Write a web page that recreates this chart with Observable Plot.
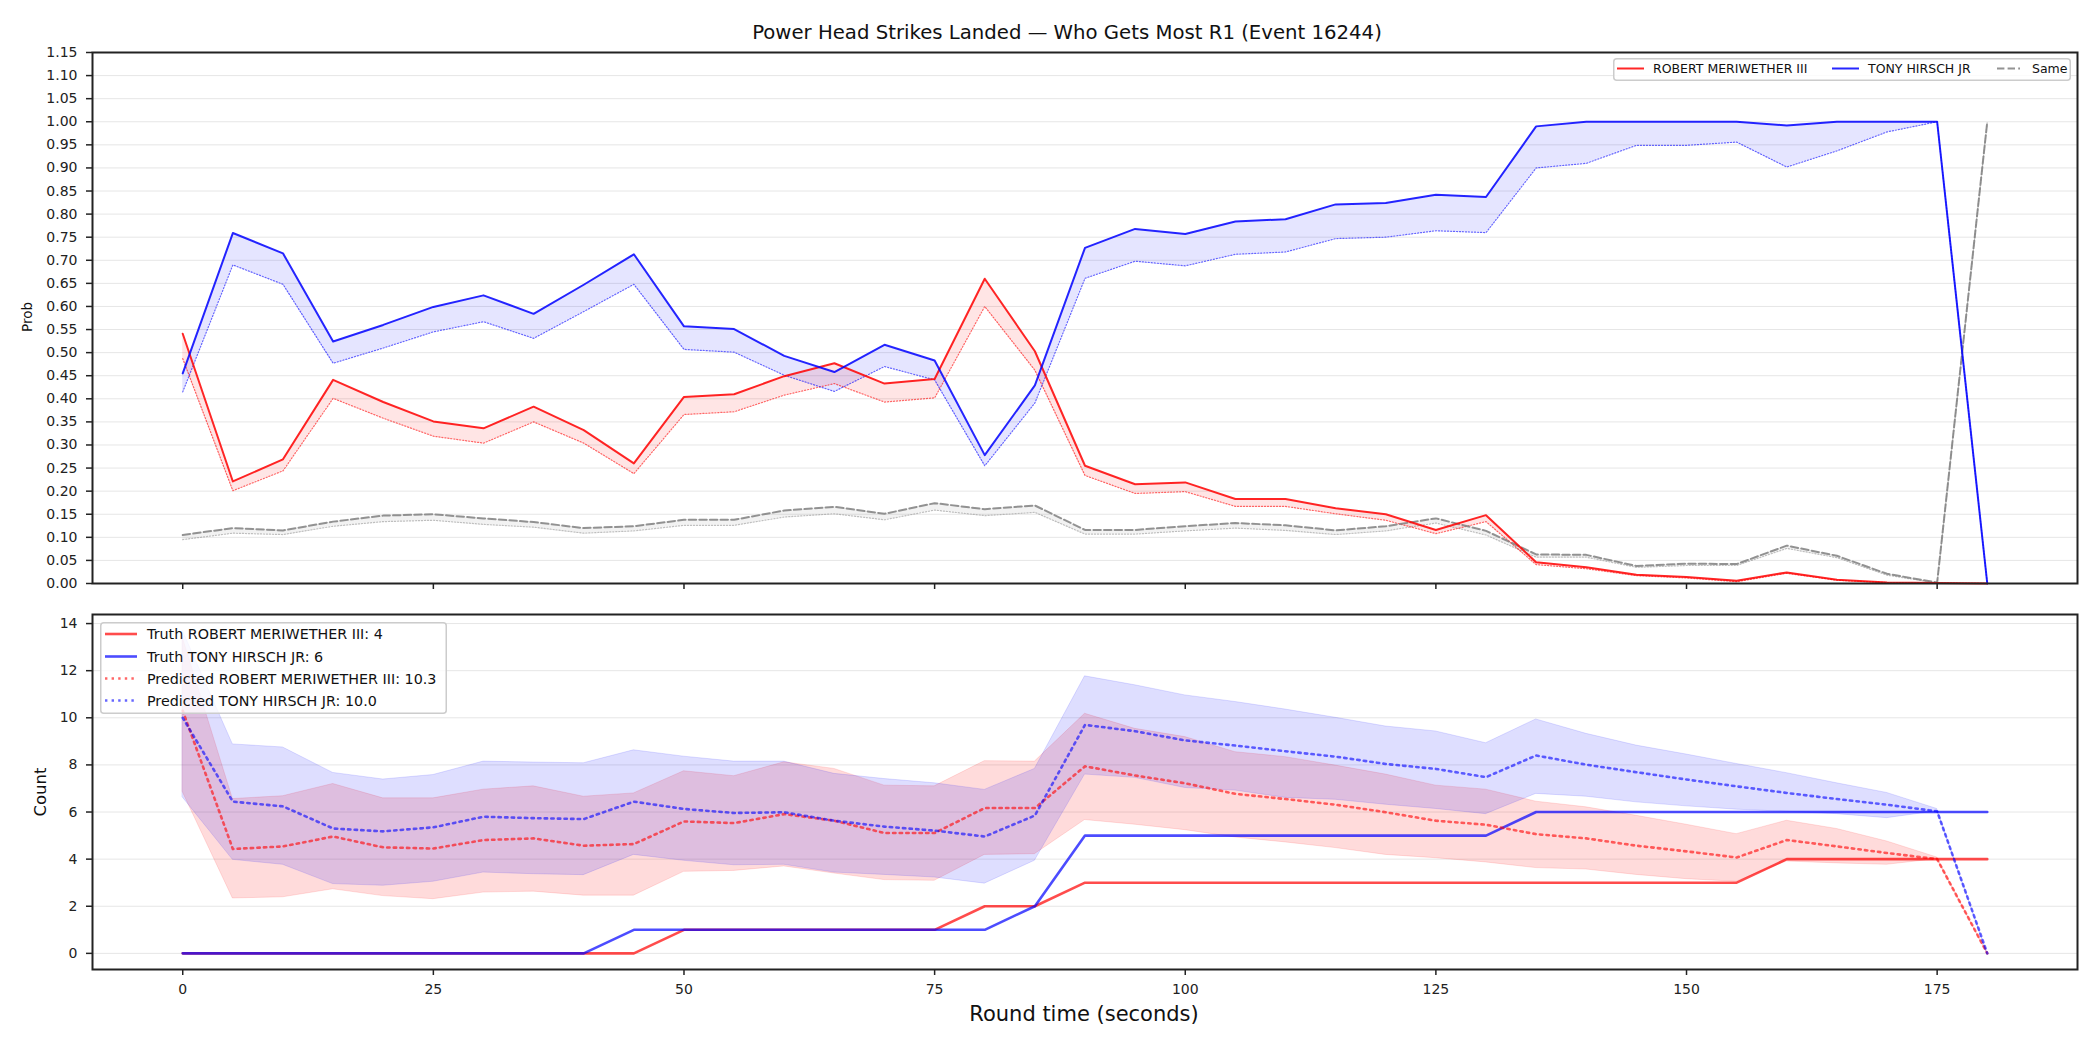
<!DOCTYPE html>
<html>
<head>
<meta charset="utf-8">
<script src="https://cdn.jsdelivr.net/npm/d3@7"></script>
<script src="https://cdn.jsdelivr.net/npm/@observablehq/plot@0.6"></script>
<style>
  html, body { margin: 0; padding: 0; background: #fff; }
  #fig { position: relative; width: 2100px; height: 1050px; overflow: hidden; font-family: "DejaVu Sans", sans-serif; color: #111; }
  #fig > svg, #fig > div { position: absolute; }
  .txt { line-height: 1; white-space: nowrap; }
</style>
</head>
<body>
<div id="fig"></div>
<script>
// Round time in seconds (one sample every 5 s)
const times = [0,5,10,15,20,25,30,35,40,45,50,55,60,65,70,75,80,85,90,95,100,105,110,115,120,125,130,135,140,145,150,155,160,165,170,175,180];

// Probability that each side lands the most power head strikes (solid) and its lower bound (dotted)
const probRobert    = [0.541,0.221,0.269,0.441,0.393,0.351,0.336,0.383,0.332,0.260,0.404,0.410,0.449,0.477,0.433,0.443,0.660,0.503,0.255,0.215,0.219,0.183,0.183,0.163,0.150,0.116,0.148,0.046,0.035,0.019,0.014,0.006,0.024,0.008,0.002,0.001,0.000];
const probRobertLow = [0.487,0.201,0.244,0.401,0.358,0.319,0.304,0.350,0.304,0.238,0.366,0.372,0.408,0.433,0.393,0.402,0.600,0.462,0.234,0.195,0.199,0.167,0.167,0.151,0.137,0.108,0.134,0.041,0.032,0.017,0.012,0.004,0.022,0.007,0.002,0.001,0.000];
const probTony      = [0.455,0.759,0.715,0.524,0.560,0.599,0.624,0.584,0.647,0.713,0.557,0.551,0.493,0.458,0.517,0.483,0.278,0.429,0.727,0.768,0.757,0.784,0.789,0.821,0.824,0.842,0.837,0.990,1.000,1.000,1.000,1.000,0.992,1.000,1.000,1.000,0.000];
const probTonyLow   = [0.415,0.690,0.648,0.477,0.510,0.545,0.567,0.531,0.589,0.648,0.507,0.501,0.451,0.416,0.470,0.441,0.255,0.391,0.661,0.698,0.688,0.713,0.718,0.747,0.750,0.764,0.760,0.900,0.910,0.949,0.949,0.956,0.902,0.937,0.978,1.000,0.000];
const probSame      = [0.105,0.120,0.115,0.134,0.147,0.150,0.141,0.133,0.120,0.124,0.138,0.138,0.158,0.166,0.151,0.174,0.161,0.169,0.116,0.116,0.124,0.131,0.126,0.115,0.124,0.141,0.114,0.063,0.062,0.038,0.043,0.042,0.082,0.060,0.021,0.002,1.000];
const probSameLow   = [0.095,0.109,0.106,0.124,0.134,0.137,0.128,0.122,0.109,0.114,0.126,0.126,0.144,0.151,0.138,0.159,0.147,0.154,0.107,0.107,0.114,0.120,0.115,0.106,0.114,0.131,0.105,0.057,0.057,0.035,0.039,0.039,0.076,0.056,0.018,0.001,1.000];

// Cumulative counts: truth (solid) and predicted final count with its band
const truthRobert  = [0,0,0,0,0,0,0,0,0,0,1,1,1,1,1,1,2,2,3,3,3,3,3,3,3,3,3,3,3,3,3,3,4,4,4,4,4];
const truthTony    = [0,0,0,0,0,0,0,0,0,1,1,1,1,1,1,1,1,2,5,5,5,5,5,5,5,5,5,6,6,6,6,6,6,6,6,6,6];
const predRobert   = [10.3,4.43,4.54,4.96,4.50,4.45,4.81,4.88,4.57,4.64,5.60,5.53,5.91,5.63,5.11,5.11,6.17,6.17,7.94,7.55,7.22,6.77,6.55,6.31,5.99,5.63,5.46,5.06,4.88,4.57,4.33,4.07,4.81,4.54,4.26,4.00,0];
const predRobertHi = [13.4,6.55,6.67,7.19,6.58,6.58,6.95,7.09,6.65,6.79,7.73,7.52,8.11,7.83,7.12,7.09,8.16,8.14,10.17,9.53,9.18,8.54,8.33,7.97,7.59,7.12,6.95,6.44,6.20,5.84,5.46,5.06,5.63,5.28,4.75,4.07,0];
const predRobertLo = [6.85,2.33,2.38,2.72,2.43,2.30,2.58,2.62,2.45,2.45,3.46,3.50,3.69,3.39,3.11,3.08,4.18,4.21,5.66,5.46,5.23,4.92,4.71,4.47,4.18,4.04,3.86,3.62,3.56,3.33,3.15,3.04,3.90,3.82,3.76,4.00,0];
const predTony     = [10.0,6.44,6.24,5.30,5.18,5.35,5.80,5.74,5.70,6.44,6.13,5.96,5.99,5.63,5.38,5.21,4.96,5.85,9.70,9.43,9.04,8.82,8.58,8.35,8.04,7.83,7.48,8.40,8.01,7.69,7.38,7.09,6.81,6.55,6.31,6.03,0];
const predTonyHi   = [13.7,8.87,8.74,7.66,7.38,7.57,8.14,8.10,8.07,8.62,8.35,8.14,8.14,7.62,7.40,7.22,6.94,7.83,11.76,11.38,10.95,10.67,10.35,10.00,9.63,9.42,8.92,9.93,9.32,8.82,8.44,8.04,7.65,7.22,6.81,6.13,0];
const predTonyLo   = [6.62,3.97,3.76,2.94,2.87,3.04,3.43,3.36,3.32,4.18,3.93,3.74,3.76,3.43,3.33,3.22,2.96,3.93,7.59,7.45,7.02,6.91,6.60,6.52,6.31,6.13,5.91,6.77,6.65,6.41,6.24,6.10,6.01,5.91,5.74,6.03,0];

// Tick values
const xTicks = [0,25,50,75,100,125,150,175];
const yTicksProb = [0,0.05,0.10,0.15,0.20,0.25,0.30,0.35,0.40,0.45,0.50,0.55,0.60,0.65,0.70,0.75,0.80,0.85,0.90,0.95,1.00,1.05,1.10,1.15];
const yTicksCount = [0,2,4,6,8,10,12,14];

// Text
const titleText = "Power Head Strikes Landed \u2014 Who Gets Most R1 (Event 16244)";
const nameA = "ROBERT MERIWETHER III";
const nameB = "TONY HIRSCH JR";

const RED = "#ff0000", BLUE = "#0000ff", GRAY = "#808080";
const FONT = "DejaVu Sans, sans-serif";
const DASHED = "7.4,3.2";
const DOTTED_THIN = "1.2,1.8";
const DOTTED_THICK = "2.4,4.2";

const probRows = times.map((t, i) => ({
  t, r: probRobert[i], rl: probRobertLow[i], b: probTony[i], bl: probTonyLow[i], s: probSame[i], sl: probSameLow[i]
}));
const countRows = times.map((t, i) => ({
  t, tr: truthRobert[i], tb: truthTony[i],
  pr: predRobert[i], prh: predRobertHi[i], prl: predRobertLo[i],
  pb: predTony[i], pbh: predTonyHi[i], pbl: predTonyLo[i]
}));

const fig = document.getElementById("fig");
const xDomain = [-9, 189];
const common = {
  width: 2100,
  marginLeft: 92,
  marginRight: 23,
  style: { fontFamily: FONT, fontSize: "14px", color: "#222", background: "transparent", overflow: "visible" }
};

// Upper panel: probabilities
const probPlot = Plot.plot({
  ...common,
  height: 600,
  marginTop: 52,
  marginBottom: 17,
  x: { domain: xDomain, label: null },
  y: { domain: [0, 1.15], label: null },
  marks: [
    Plot.gridY(yTicksProb, { stroke: "#000", strokeOpacity: 0.1, strokeWidth: 1 }),
    Plot.areaY(probRows, { x: "t", y1: "sl", y2: "s", fill: GRAY, fillOpacity: 0.1 }),
    Plot.areaY(probRows, { x: "t", y1: "rl", y2: "r", fill: RED, fillOpacity: 0.1 }),
    Plot.areaY(probRows, { x: "t", y1: "bl", y2: "b", fill: BLUE, fillOpacity: 0.1 }),
    Plot.lineY(probRows, { x: "t", y: "sl", stroke: GRAY, strokeOpacity: 0.5, strokeWidth: 1.2, strokeDasharray: DOTTED_THIN }),
    Plot.lineY(probRows, { x: "t", y: "rl", stroke: RED, strokeOpacity: 0.6, strokeWidth: 1.2, strokeDasharray: DOTTED_THIN }),
    Plot.lineY(probRows, { x: "t", y: "bl", stroke: BLUE, strokeOpacity: 0.6, strokeWidth: 1.2, strokeDasharray: DOTTED_THIN }),
    Plot.lineY(probRows, { x: "t", y: "s", stroke: GRAY, strokeOpacity: 0.85, strokeWidth: 2, strokeDasharray: DASHED }),
    Plot.lineY(probRows, { x: "t", y: "r", stroke: RED, strokeOpacity: 0.85, strokeWidth: 2 }),
    Plot.lineY(probRows, { x: "t", y: "b", stroke: BLUE, strokeOpacity: 0.85, strokeWidth: 2 }),
    Plot.axisY(yTicksProb, { tickFormat: d => d.toFixed(2), tickSize: 6, tickPadding: 9, strokeWidth: 1.5, label: null }),
    Plot.axisX(xTicks, { tickFormat: () => "", tickSize: 6, strokeWidth: 1.5, label: null }),
    Plot.frame({ stroke: "#222", strokeWidth: 2 })
  ]
});
probPlot.style.left = "0px";
probPlot.style.top = "0px";
fig.appendChild(probPlot);

// Lower panel: counts
const countPlot = Plot.plot({
  ...common,
  height: 450,
  marginTop: 14,
  marginBottom: 81,
  x: { domain: xDomain, label: null },
  y: { domain: [-0.685, 14.385], label: null },
  marks: [
    Plot.gridY(yTicksCount, { stroke: "#000", strokeOpacity: 0.1, strokeWidth: 1 }),
    Plot.areaY(countRows, { x: "t", y1: "prl", y2: "prh", fill: RED, fillOpacity: 0.14, stroke: RED, strokeOpacity: 0.12, strokeWidth: 1 }),
    Plot.areaY(countRows, { x: "t", y1: "pbl", y2: "pbh", fill: BLUE, fillOpacity: 0.13, stroke: BLUE, strokeOpacity: 0.12, strokeWidth: 1 }),
    Plot.lineY(countRows, { x: "t", y: "tr", stroke: RED, strokeOpacity: 0.7, strokeWidth: 2.6 }),
    Plot.lineY(countRows, { x: "t", y: "tb", stroke: BLUE, strokeOpacity: 0.7, strokeWidth: 2.6 }),
    Plot.lineY(countRows, { x: "t", y: "pr", stroke: RED, strokeOpacity: 0.6, strokeWidth: 2.6, strokeDasharray: DOTTED_THICK }),
    Plot.lineY(countRows, { x: "t", y: "pb", stroke: BLUE, strokeOpacity: 0.6, strokeWidth: 2.6, strokeDasharray: DOTTED_THICK }),
    Plot.axisY(yTicksCount, { tickSize: 6, tickPadding: 9, strokeWidth: 1.5, label: null }),
    Plot.axisX(xTicks, { tickSize: 6, tickPadding: 9, strokeWidth: 1.5, label: null }),
    Plot.frame({ stroke: "#222", strokeWidth: 2 })
  ]
});
countPlot.style.left = "0px";
countPlot.style.top = "600px";
fig.appendChild(countPlot);

// Text helpers
function addText(text, cx, baseline, size) {
  const d = document.createElement("div");
  d.className = "txt";
  d.textContent = text;
  d.style.fontSize = size + "px";
  d.style.width = "2000px";
  d.style.left = (cx - 1000) + "px";
  d.style.top = (baseline - 0.846 * size) + "px";
  d.style.textAlign = "center";
  fig.appendChild(d);
  return d;
}
function addVText(text, cx, cy, size) {
  const d = document.createElement("div");
  d.className = "txt";
  d.textContent = text;
  d.style.fontSize = size + "px";
  d.style.left = cx + "px";
  d.style.top = cy + "px";
  d.style.transform = "translate(-50%, -50%) rotate(-90deg)";
  fig.appendChild(d);
}

addText(titleText, 1067, 39.3, 19.7);
addText("Round time (seconds)", 1084, 1022, 21);
addVText("Prob", 28, 317, 13.5);
addVText("Count", 41, 792, 16.5);

// Legends
function addLegend(box, entries, size) {
  const ns = "http://www.w3.org/2000/svg";
  const svg = document.createElementNS(ns, "svg");
  svg.setAttribute("width", box.w);
  svg.setAttribute("height", box.h);
  svg.style.position = "absolute";
  svg.style.left = box.x + "px";
  svg.style.top = box.y + "px";
  svg.style.overflow = "visible";
  const rect = document.createElementNS(ns, "rect");
  rect.setAttribute("x", 0.75); rect.setAttribute("y", 0.75);
  rect.setAttribute("width", box.w - 1.5); rect.setAttribute("height", box.h - 1.5);
  rect.setAttribute("rx", 3);
  rect.setAttribute("fill", "rgba(255,255,255,0.8)");
  rect.setAttribute("stroke", "#cccccc");
  rect.setAttribute("stroke-width", 1.5);
  svg.appendChild(rect);
  for (const e of entries) {
    const ln = document.createElementNS(ns, "line");
    ln.setAttribute("x1", e.x1 - box.x); ln.setAttribute("x2", e.x2 - box.x);
    ln.setAttribute("y1", e.y - box.y); ln.setAttribute("y2", e.y - box.y);
    ln.setAttribute("stroke", e.color);
    ln.setAttribute("stroke-opacity", e.opacity);
    ln.setAttribute("stroke-width", e.width);
    if (e.dash) ln.setAttribute("stroke-dasharray", e.dash);
    svg.appendChild(ln);
    const tx = document.createElementNS(ns, "text");
    tx.setAttribute("x", e.tx - box.x);
    tx.setAttribute("y", e.y - box.y);
    tx.setAttribute("dy", "0.36em");
    tx.setAttribute("font-family", FONT);
    tx.setAttribute("font-size", size);
    tx.setAttribute("fill", "#111");
    tx.textContent = e.label;
    svg.appendChild(tx);
  }
  fig.appendChild(svg);
}

addLegend({ x: 1613, y: 58, w: 458, h: 23 }, [
  { label: nameA, color: RED, opacity: 0.85, width: 2, x1: 1617, x2: 1644, tx: 1653, y: 68.5 },
  { label: nameB, color: BLUE, opacity: 0.85, width: 2, x1: 1832, x2: 1859, tx: 1868, y: 68.5 },
  { label: "Same", color: GRAY, opacity: 0.85, width: 2, dash: DASHED, x1: 1997, x2: 2020, tx: 2032, y: 68.5 }
], 12.5);

addLegend({ x: 100, y: 622, w: 347, h: 92 }, [
  { label: "Truth " + nameA + ": " + truthRobert[truthRobert.length - 1], color: RED, opacity: 0.7, width: 2.6, x1: 105, x2: 137, tx: 147, y: 634 },
  { label: "Truth " + nameB + ": " + truthTony[truthTony.length - 1], color: BLUE, opacity: 0.7, width: 2.6, x1: 105, x2: 137, tx: 147, y: 656.5 },
  { label: "Predicted " + nameA + ": " + predRobert[0].toFixed(1), color: RED, opacity: 0.6, width: 2.6, dash: DOTTED_THICK, x1: 105, x2: 137, tx: 147, y: 678.5 },
  { label: "Predicted " + nameB + ": " + predTony[0].toFixed(1), color: BLUE, opacity: 0.6, width: 2.6, dash: DOTTED_THICK, x1: 105, x2: 137, tx: 147, y: 700.5 }
], 14.3);
</script>
</body>
</html>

Instructions for the task
Exactly how many lines of the material contain the word "with"? Write the number alone.

Reply
2